Sobolov training in Flux - first derivative of input wrt output in loss function

I have a dataset with input images x_train, an objective value corresponding to each image y_train, and the set of derivatives of y_train wrt x_train, dc_train. I would like to train a CNN using this data, where I find the first derivative of output wrt input during training and use this in the loss function along with the usual loss.

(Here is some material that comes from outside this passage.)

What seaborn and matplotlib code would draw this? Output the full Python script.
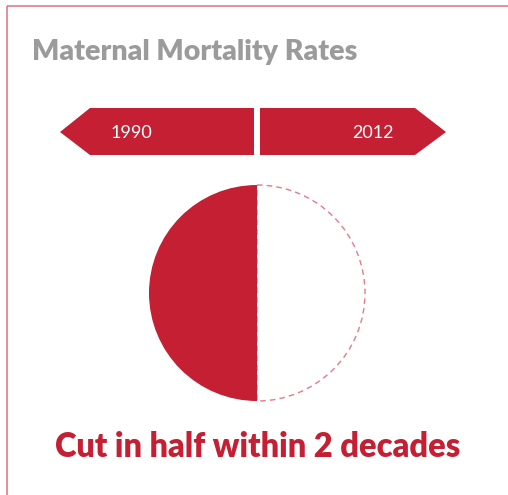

I did this in the following way using ForwardDiff

using Flux
using ForwardDiff

x_train = Float32.(rand(10,30,1,50))
norm_y_train = Float32.(rand(1,50))
dc_train = Float32.(rand(10,30,50))

mean_y_train = 300.0
sd_y_train = 1000.0

model = Chain(
    
    Conv((3, 3), 1=>6, pad=(1,1), relu),
    MaxPool((3,3)),
    Conv((3, 3), 6=>16, pad=(1,1), relu),
    MaxPool((3,3)),


    Flux.flatten,
    Dense(48 => 1)
)

loader = Flux.DataLoader((x_train, norm_y_train, dc_train))
opt = Flux.setup(Flux.RAdam(0.01), model)

struct Model_struct{MT,T}

    model::MT

    sd::T

    mean::T

end

function (ma::Model_struct)(x::Array)

    return (ma.model(x).*ma.sd .+ ma.mean)[]

end

function my_loss(model, x, y, dc)
    nn = Model_struct(model, sd_y_train, mean_y_train)
    dc_hat =  ForwardDiff.gradient(nn, x)
    y_hat = model(x)
    return Flux.mse(y_hat, y) + (0.5 * Flux.mse(dc_hat, dc))
end

epochs = []
train_loss = []

for epoch in 1:100
    for (x, y, dc) in loader
        val, grads = Flux.withgradient(model) do m
            my_loss(m, x, y, dc)
        end
        Flux.update!(opt, model, grads[1])
    end
    push!(train_loss, Flux.mse(model(x_train), norm_y_train))
    push!(epochs, epoch)
end

I have used random initiallizations for representation in the above example. Also y_train is normalized for training with mean mean_y_train and standard deviation sd_y_train.

This implementation gives me the below warning

┌ Warning: ForwardDiff.gradient(f, x) within Zygote cannot track gradients with respect to f,
│ and f appears to be a closure, or a struct with fields (according to issingletontype(typeof(f))).
│ typeof(f) = Model_struct{Chain{Tuple{Conv{2, 2, typeof(relu), Array{Float32, 4}, Vector{Float32}}, MaxPool{2, 4}, Conv{2, 2, typeof(relu), Array{Float32, 4}, Vector{Float32}}, MaxPool{2, 4}, typeof(Flux.flatten), Dense{typeof(identity), Matrix{Float32}, Vector{Float32}}}}, Float64}
└ @ Zygote C:\Users\User\.julia\packages\Zygote\SuKWp\src\lib\forward.jl:142

I’m not able to figure out why this warning appears. I’m also not sure if this is the best way to implement this training.

This was implemented based on Sobolov training method. Is there a better way to implement this in Flux?